Starting at the line containing "Generate a LaTeX" and ending at the line containing "(jishoutxt) at (457,403)", reproduce each line exactly as written, with both end lines included and all pictures omitted.

** start of DATA SHOWN **

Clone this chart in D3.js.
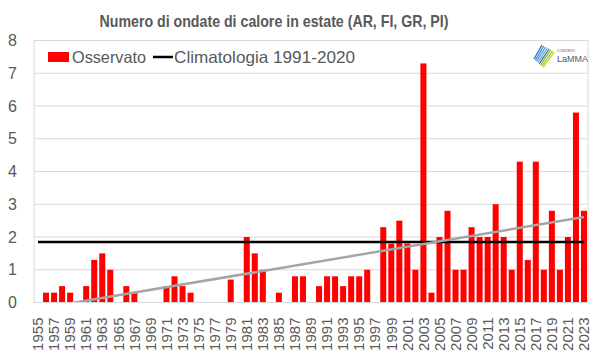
<!DOCTYPE html>
<html>
<head>
<meta charset="utf-8">
<script src="https://cdn.jsdelivr.net/npm/d3@7"></script>
<style>
  html, body { margin: 0; padding: 0; background: #fff; }
  svg { display: block; }
  text { font-family: "Liberation Sans", Arial, sans-serif; fill: #595959; }
</style>
</head>
<body>
<svg id="chart" width="600" height="360"></svg>
<script>
// ---- DATA ----
const years = d3.range(1955, 2024);
const observed = [
  0, 0.3, 0.3, 0.5, 0.3, 0, 0.5, 1.3, 1.5, 1.0,   // 1955-1964
  0, 0.5, 0.3, 0, 0, 0, 0.5, 0.8, 0.5, 0.3,       // 1965-1974
  0, 0, 0, 0, 0.7, 0, 2.0, 1.5, 1.0, 0,           // 1975-1984
  0.3, 0, 0.8, 0.8, 0, 0.5, 0.8, 0.8, 0.5, 0.8,   // 1985-1994
  0.8, 1.0, 0, 2.3, 1.8, 2.5, 1.8, 1.0, 7.3, 0.3, // 1995-2004
  2.0, 2.8, 1.0, 1.0, 2.3, 2.0, 2.0, 3.0, 2.0, 1.0, // 2005-2014
  4.3, 1.3, 4.3, 1.0, 2.8, 1.0, 2.0, 5.8, 2.8     // 2015-2023
];
const climatology = 1.85;
const trendYears = [1955, 2023];
const trendValues = [-0.19, 2.61];
const yTicks = [0, 1, 2, 3, 4, 5, 6, 7, 8];
const xTickLabels = years.filter(y => y % 2 === 1);
const titleText = "Numero di ondate di calore in estate (AR, FI, GR, PI)";
const legendLabels = ["Osservato", "Climatologia 1991-2020"];

// ---- LAYOUT ----
const svg = d3.select("#chart");
const L = 34, R = 588, T = 40.5, B = 302.5;

const x = d3.scaleBand().domain(years).range([L, R]).paddingInner(0.25).paddingOuter(0.125);
const y = d3.scaleLinear().domain([0, 8]).range([B, T]);
const xc = d => x(d) + x.bandwidth() / 2;

// gridlines
svg.append("g").selectAll("line").data(yTicks.slice(1)).join("line")
  .attr("x1", L).attr("x2", R)
  .attr("y1", d => y(d)).attr("y2", d => y(d))
  .attr("stroke", "#d9d9d9").attr("stroke-width", 1);

// plot frame
svg.append("rect").attr("x", L).attr("y", T).attr("width", R - L).attr("height", B - T)
  .attr("fill", "none").attr("stroke", "#d9d9d9").attr("stroke-width", 1);

// bars
svg.append("g").selectAll("rect").data(years.map((yr, i) => ({yr, v: observed[i]})).filter(d => d.v > 0))
  .join("rect")
  .attr("x", d => x(d.yr)).attr("width", x.bandwidth())
  .attr("y", d => y(d.v)).attr("height", d => y(0) - y(d.v))
  .attr("fill", "#ff0000");

// climatology line
svg.append("line")
  .attr("x1", xc(years[0])).attr("x2", xc(years[years.length - 1]))
  .attr("y1", y(climatology)).attr("y2", y(climatology))
  .attr("stroke", "#000").attr("stroke-width", 2.5);

// trend line (clipped to plot)
svg.append("clipPath").attr("id", "clip").append("rect")
  .attr("x", L).attr("y", T).attr("width", R - L).attr("height", B - T);
svg.append("path")
  .attr("clip-path", "url(#clip)")
  .attr("d", d3.line().x(d => xc(d[0])).y(d => y(d[1]))(trendYears.map((yr, i) => [yr, trendValues[i]])))
  .attr("stroke", "#a5a5a5").attr("stroke-width", 2.5).attr("fill", "none");

// bottom axis line
svg.append("line").attr("x1", L).attr("x2", R).attr("y1", B).attr("y2", B)
  .attr("stroke", "#d9d9d9").attr("stroke-width", 1);

// y axis labels
const yAxis = d3.axisLeft(y).tickValues(yTicks).tickSize(0).tickPadding(0).tickFormat(d3.format("d"));
const gy = svg.append("g").attr("transform", `translate(${L - 17},0)`).call(yAxis);
gy.select(".domain").remove();
gy.selectAll("text").style("font-size", "16px").attr("fill", "#595959")
  .style("font-family", "Liberation Sans, Arial, sans-serif");

// x axis labels
const xAxis = d3.axisBottom(x).tickValues(xTickLabels).tickSize(0).tickPadding(0);
const gx = svg.append("g").attr("transform", `translate(0,${B})`).call(xAxis);
gx.select(".domain").remove();
gx.selectAll("text")
  .style("font-size", "15px").attr("fill", "#595959")
  .style("font-family", "Liberation Sans, Arial, sans-serif")
  .attr("transform", "rotate(-90)")
  .attr("x", -15).attr("y", 0).attr("dy", "0.35em")
  .attr("text-anchor", "end");

// title
svg.append("text").attr("x", 274).attr("y", 27).attr("text-anchor", "middle")
  .style("font-size", "16.5px").style("font-weight", "bold")
  .attr("textLength", 349).attr("lengthAdjust", "spacingAndGlyphs")
  .text(titleText);

// legend
svg.append("rect").attr("x", 48).attr("y", 52).attr("width", 21).attr("height", 10).attr("fill", "#ff0000");
svg.append("text").attr("x", 72).attr("y", 62.5).style("font-size", "16.5px")
  .attr("textLength", 74).attr("lengthAdjust", "spacingAndGlyphs").text(legendLabels[0]);
svg.append("line").attr("x1", 153).attr("x2", 173).attr("y1", 57).attr("y2", 57)
  .attr("stroke", "#000").attr("stroke-width", 2.5);
svg.append("text").attr("x", 174).attr("y", 62.5).style("font-size", "16.5px")
  .attr("textLength", 181).attr("lengthAdjust", "spacingAndGlyphs").text(legendLabels[1]);

// logo
const logo = svg.append("g").attr("transform", "translate(533,45)");
const stripeColors = ["#2b6cb0", "#3d8fd6", "#4aa3df", "#6bb8d8", "#5f6b8a", "#7cc24a", "#a6cf3a", "#c8d62b"];
stripeColors.forEach((c, i) => {
  const o = i * 2.2;
  logo.append("line")
    .attr("x1", 1 + o * 0.6).attr("y1", 14 + o * 0.55)
    .attr("x2", 9 + o * 0.8).attr("y2", 0 + o * 0.45)
    .attr("stroke", c).attr("stroke-width", 1.3);
});
logo.append("text").attr("x", 24).attr("y", 7).style("font-size", "3px").attr("fill", "#777").text("CONSORZIO");
logo.append("text").attr("x", 24).attr("y", 17).style("font-size", "9px").attr("fill", "#555").text("LaMMA");
</script>
</body>
</html>
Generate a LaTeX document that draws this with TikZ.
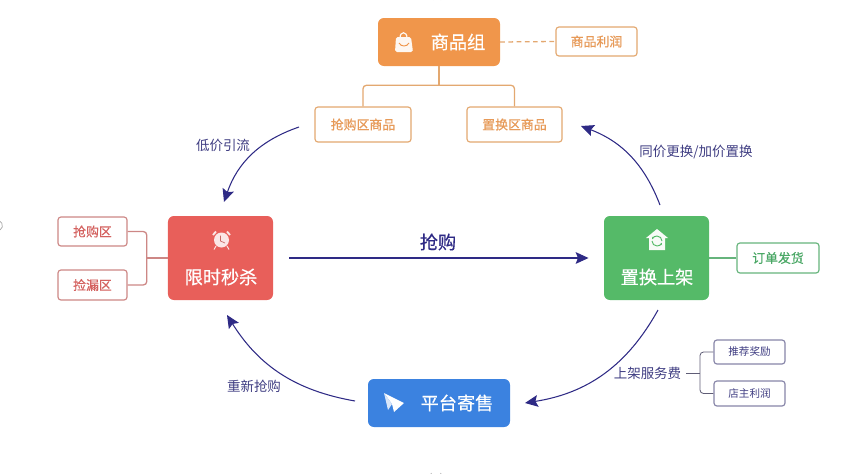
\documentclass[tikz,border=0pt]{standalone}
\usepackage{fontspec}
\setmainfont{Noto Sans CJK SC}
\newfontfamily\cjkmedium[FakeBold=0.5]{Noto Sans CJK SC}
\usetikzlibrary{arrows.meta,calc}

\definecolor{navyline}{HTML}{2E2A85}
\definecolor{navytext}{HTML}{3F3D82}
\definecolor{orangefill}{HTML}{F0964B}
\definecolor{orangeline}{HTML}{E3A870}
\definecolor{orangetext}{HTML}{E79A58}
\definecolor{redfill}{HTML}{E85F5A}
\definecolor{redline}{HTML}{CD8785}
\definecolor{redtext}{HTML}{D4615F}
\definecolor{greenfill}{HTML}{55BA68}
\definecolor{greenline}{HTML}{66B47C}
\definecolor{greentext}{HTML}{4BA866}
\definecolor{bluefill}{HTML}{3B82E0}
\definecolor{purpleline}{HTML}{8785A8}

\tikzset{
  mainbox/.style={rounded corners=5pt, inner sep=0pt, minimum height=1.44cm},
  boxtext/.style={text=white, font=\cjkmedium\fontsize{15.5}{18}\selectfont, inner sep=0pt},
  subbox/.style={draw, rounded corners=2.5pt, inner sep=0pt, line width=1pt, fill=white, font=\cjkmedium\fontsize{11}{13}\selectfont},
  flowtext/.style={text=navytext, inner sep=0pt, font=\fontsize{11.5}{14}\selectfont},
  flow/.style={draw=navyline, line width=0.9pt, -{Stealth[length=11pt,width=10pt,inset=2pt]}},
  branch/.style={line width=1.1pt}
}

\begin{document}
\begin{tikzpicture}[x=0.03cm,y=-0.03cm]
\useasboundingbox (0,0) rectangle (866,473);

% main blocks
\node[mainbox, fill=orangefill, minimum width=3.66cm] (shangpinzu) at (439,42) {};
\node[mainbox, fill=redfill, minimum width=3.15cm, minimum height=2.52cm] (xianshi) at (220.5,258) {};
\node[mainbox, fill=greenfill, minimum width=3.15cm, minimum height=2.52cm] (zhihuan) at (656.5,258) {};
\node[mainbox, fill=bluefill, minimum width=4.26cm] (jishou) at (439,403) {};

\node[boxtext] (shangpinzutxt) at (458,42) {商品组};
\node[boxtext] (xianshitxt) at (221,277) {限时秒杀};
\node[boxtext] (zhihuantxt) at (657,277) {置换上架};
\node[boxtext] (jishoutxt) at (457,403) {平台寄售};

% orange branch
\node[subbox, draw=orangeline, text=orangetext, minimum width=2.43cm, minimum height=0.87cm] (lirun) at (596.5,41.5) {商品利润};
\node[subbox, draw=orangeline, text=orangetext, minimum width=2.88cm, minimum height=1.05cm] (qgshangpin) at (363,124.5) {抢购区商品};
\node[subbox, draw=orangeline, text=orangetext, minimum width=2.85cm, minimum height=1.05cm] (zhshangpin) at (514.5,124.5) {置换区商品};
\draw[orangeline, branch, dash pattern=on 4pt off 3pt] (shangpinzu.east) -- (lirun.west);
\draw[orangeline, branch] (shangpinzu.south) -- ++(0,19) coordinate (orangefork);
\draw[orangeline, branch, rounded corners=3pt] (qgshangpin.north) |- (orangefork) -| (zhshangpin.north);

% red branch
\node[subbox, draw=redline, text=redtext, minimum width=2.07cm, minimum height=0.87cm] (qianggou) at (92.5,231.5) {抢购区};
\node[subbox, draw=redline, text=redtext, minimum width=2.07cm, minimum height=0.9cm] (jianlou) at (92.5,285) {捡漏区};
\draw[redline, branch] (xianshi.west) -- ++(-21,0) coordinate (redfork);
\draw[redline, branch, rounded corners=3pt] (qianggou.east) -| (redfork) |- (jianlou.east);

% green branch
\node[subbox, draw=greenline, text=greentext, minimum width=2.46cm, minimum height=0.9cm] (fahuo) at (778,258) {订单发货};
\draw[greenline, branch] (zhihuan.east) -- (fahuo.west);

% fee branch
\node[flowtext] (fuwufei) at (647.5,373) {上架服务费};
\node[subbox, draw=purpleline, text=navytext, font=\fontsize{9}{11}\selectfont, minimum width=2.13cm, minimum height=0.72cm] (tuijian) at (749.5,352) {推荐奖励};
\node[subbox, draw=purpleline, text=navytext, font=\fontsize{9}{11}\selectfont, minimum width=2.13cm, minimum height=0.75cm] (dianzhu) at (749.5,393.5) {店主利润};
\coordinate (feefork) at (700,373);
\draw[purpleline!70!black, line width=0.7pt] ($(fuwufei.east)+(5,0)$) -- (feefork);
\draw[purpleline!70!black, line width=0.7pt, rounded corners=3pt] (tuijian.west) -| (feefork) |- (dianzhu.west);

% flow arrows
\coordinate (topleft) at (299,127);
\coordinate (leftin) at (224,202);
\coordinate (rightout) at (660,205);
\coordinate (topright) at (581,126);
\coordinate (rightlow) at (658,310);
\coordinate (bottomin) at (525,403);
\coordinate (bottomout) at (355,401);
\coordinate (leftlow) at (227,315);
\draw[flow] (topleft) to[bend right=26] (leftin);
\draw[flow] (rightout) to[bend right=24] (topright);
\draw[flow] (rightlow) to[bend left=26] (bottomin);
\draw[flow] (bottomout) to[bend left=24] (leftlow);
\draw[flow, shorten <=13.5pt, shorten >=13pt] (xianshi.east) -- (zhihuan.west);

\node[flowtext] (dijia) at (223,145) {低价引流};
\node[flowtext] (tongjia) at (696,152) {同价更换/加价置换};
\node[flowtext] (chongxin) at (254,386) {重新抢购};
\node[flowtext, text=navyline, font=\cjkmedium\fontsize{15.5}{18}\selectfont] (qianggoulbl) at (438,242) {抢购};

% bag icon
\fill[white!92!orangefill, rounded corners=1.5pt] (396,37) -- (411,37) -- (413,52) -- (395,52) -- cycle;
\draw[white!92!orangefill, line width=1pt] (400,38) .. controls (400,31) and (407,31) .. (407,38);
\draw[orangefill, line width=0.8pt] (399,43) .. controls (401,47) and (407,47) .. (409,43);

% alarm clock icon
\fill[white!85!redfill] (221.5,240) circle (7.5);
\draw[white!85!redfill, line width=1.6pt] (213,235) -- (216,231.5) (230,235) -- (227,231.5);
\draw[white!85!redfill, line width=0.8pt] (216,246) -- (214,249.5) (227,246) -- (229,249.5);
\draw[redfill!70!gray, line width=0.6pt] (220.5,235.5) -- (220.5,241) -- (225,243);

% house icon
\fill[white!95!greenfill] (657,229) -- (668,238) -- (665,238) -- (665,250) -- (649,250) -- (649,238) -- (646,238) -- cycle;
\draw[greenfill, line width=0.8pt, -{Stealth[length=2pt,width=2pt]}] (652,241) arc (180:20:5);
\draw[greenfill, line width=0.8pt, -{Stealth[length=2pt,width=2pt]}] (662,241) arc (0:-160:5);

% paper plane icon
\fill[white] (384,393) -- (404,403) -- (394,412) -- (392,404) -- cycle;
\fill[white!80!bluefill] (384,393) -- (392,404) -- (388,410) -- cycle;

% clipped marks along the edges
\draw[gray!70, line width=0.6pt] (431,473) arc (180:0:5);
\draw[gray!70, line width=0.6pt] (0,230) arc (60:-60:5);
\draw[gray!40, line width=0.6pt] (433,0) arc (180:360:4);
\end{tikzpicture}
\end{document}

** end of DATA SHOWN **

ANSWER TO THIS EXERCISE:
Generate a LaTeX document that draws this with TikZ.
\documentclass[tikz,border=0pt]{standalone}
\usepackage{fontspec}
\setmainfont{Noto Sans CJK SC}
\newfontfamily\cjkmedium[FakeBold=0.5]{Noto Sans CJK SC}
\usetikzlibrary{arrows.meta,calc}

\definecolor{navyline}{HTML}{2E2A85}
\definecolor{navytext}{HTML}{3F3D82}
\definecolor{orangefill}{HTML}{F0964B}
\definecolor{orangeline}{HTML}{E3A870}
\definecolor{orangetext}{HTML}{E79A58}
\definecolor{redfill}{HTML}{E85F5A}
\definecolor{redline}{HTML}{CD8785}
\definecolor{redtext}{HTML}{D4615F}
\definecolor{greenfill}{HTML}{55BA68}
\definecolor{greenline}{HTML}{66B47C}
\definecolor{greentext}{HTML}{4BA866}
\definecolor{bluefill}{HTML}{3B82E0}
\definecolor{purpleline}{HTML}{8785A8}

\tikzset{
  mainbox/.style={rounded corners=5pt, inner sep=0pt, minimum height=1.44cm},
  boxtext/.style={text=white, font=\cjkmedium\fontsize{15.5}{18}\selectfont, inner sep=0pt},
  subbox/.style={draw, rounded corners=2.5pt, inner sep=0pt, line width=1pt, fill=white, font=\cjkmedium\fontsize{11}{13}\selectfont},
  flowtext/.style={text=navytext, inner sep=0pt, font=\fontsize{11.5}{14}\selectfont},
  flow/.style={draw=navyline, line width=0.9pt, -{Stealth[length=11pt,width=10pt,inset=2pt]}},
  branch/.style={line width=1.1pt}
}

\begin{document}
\begin{tikzpicture}[x=0.03cm,y=-0.03cm]
\useasboundingbox (0,0) rectangle (866,473);

% main blocks
\node[mainbox, fill=orangefill, minimum width=3.66cm] (shangpinzu) at (439,42) {};
\node[mainbox, fill=redfill, minimum width=3.15cm, minimum height=2.52cm] (xianshi) at (220.5,258) {};
\node[mainbox, fill=greenfill, minimum width=3.15cm, minimum height=2.52cm] (zhihuan) at (656.5,258) {};
\node[mainbox, fill=bluefill, minimum width=4.26cm] (jishou) at (439,403) {};

\node[boxtext] (shangpinzutxt) at (458,42) {商品组};
\node[boxtext] (xianshitxt) at (221,277) {限时秒杀};
\node[boxtext] (zhihuantxt) at (657,277) {置换上架};
\node[boxtext] (jishoutxt) at (457,403) {平台寄售};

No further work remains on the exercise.